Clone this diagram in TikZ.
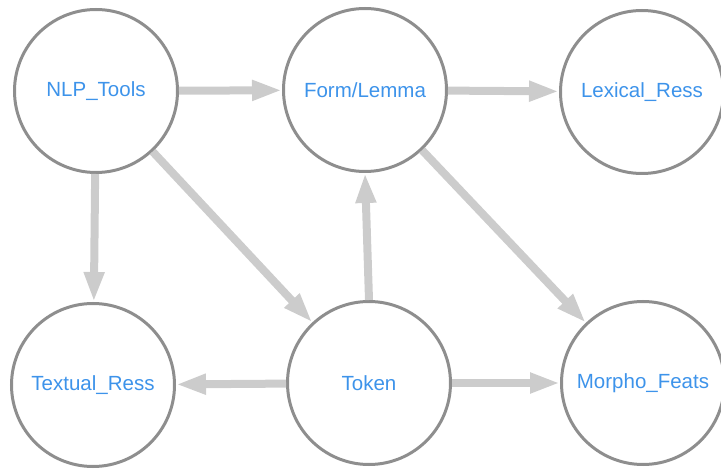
\documentclass[tikz,border=0pt]{standalone}
\usepackage{fontspec}
\setmainfont{Liberation Sans}
\usepackage{xcolor}
\usetikzlibrary{arrows.meta}
\definecolor{ringgray}{HTML}{8E8E8E}
\definecolor{edgegray}{HTML}{CCCCCC}
\definecolor{labelblue}{HTML}{3D93EA}

\begin{document}
\begin{tikzpicture}[
  x=1pt, y=-1pt,
  entity/.style={circle, draw=ringgray, line width=3pt, minimum size=163pt, inner sep=0pt, text=labelblue, font=\fontsize{20.5}{24}\selectfont},
  link/.style={draw=edgegray, line width=8pt, -{Triangle[length=30pt, width=19pt]}}
]
  \useasboundingbox (0,0) rectangle (721,470);
  \node[entity] (nlp) at (96,91) {NLP\_Tools};
  \node[entity] (form) at (365,90) {Form/Lemma};
  \node[entity] (lex) at (642,92) {Lexical\_Ress};
  \node[entity] (text) at (93,385) {Textual\_Ress};
  \node[entity] (tok) at (369,383) {Token};
  \node[entity] (morph) at (643,383) {Morpho\_Feats};
  \draw[link] (nlp) -- (form);
  \draw[link] (form) -- (lex);
  \draw[link] (nlp) -- (text);
  \draw[link] (nlp) -- (tok);
  \draw[link] (form) -- (morph);
  \draw[link] (tok.north) -- (form.south);
  \draw[link] (tok) -- (text);
  \draw[link] (tok) -- (morph);
\end{tikzpicture}
\end{document}
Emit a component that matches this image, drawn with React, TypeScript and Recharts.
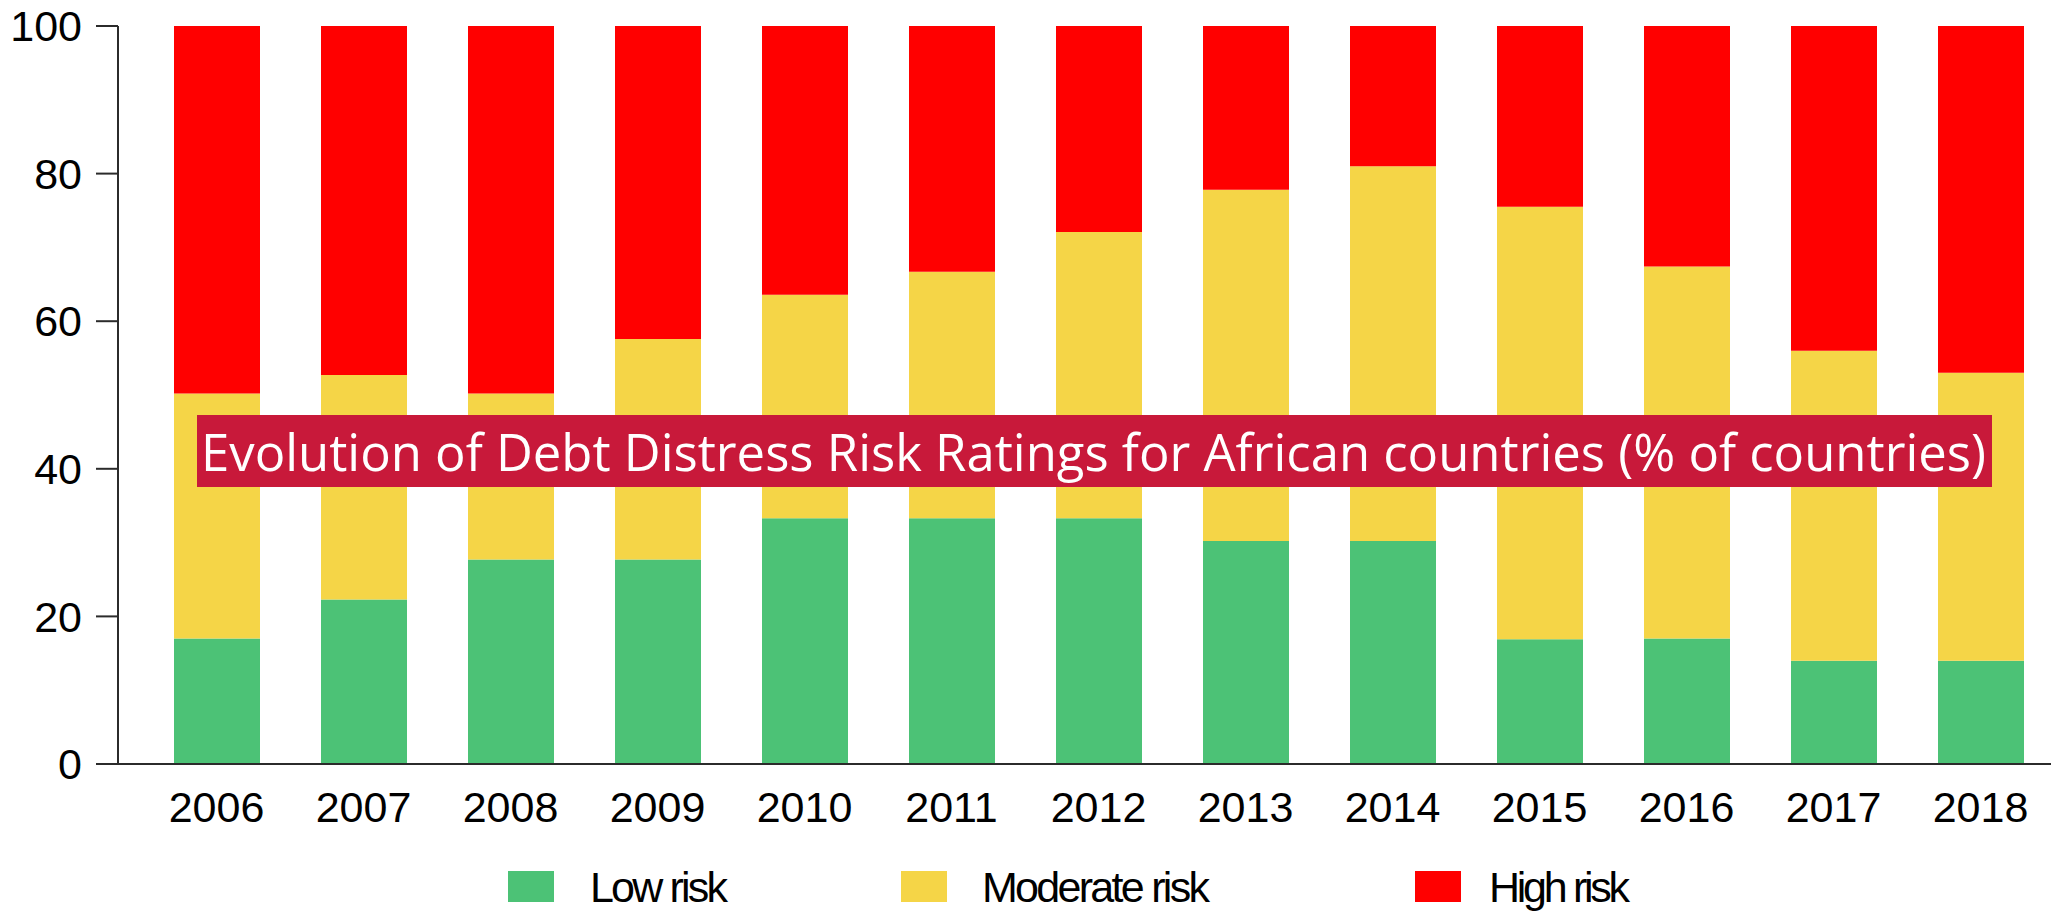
-------
*Problem:* Locate all lines in the listing above with the word "this" and copy them.

*Exercise response:*
Clone this diagram in TikZ.
Emit a component that matches this image, drawn with React, TypeScript and Recharts.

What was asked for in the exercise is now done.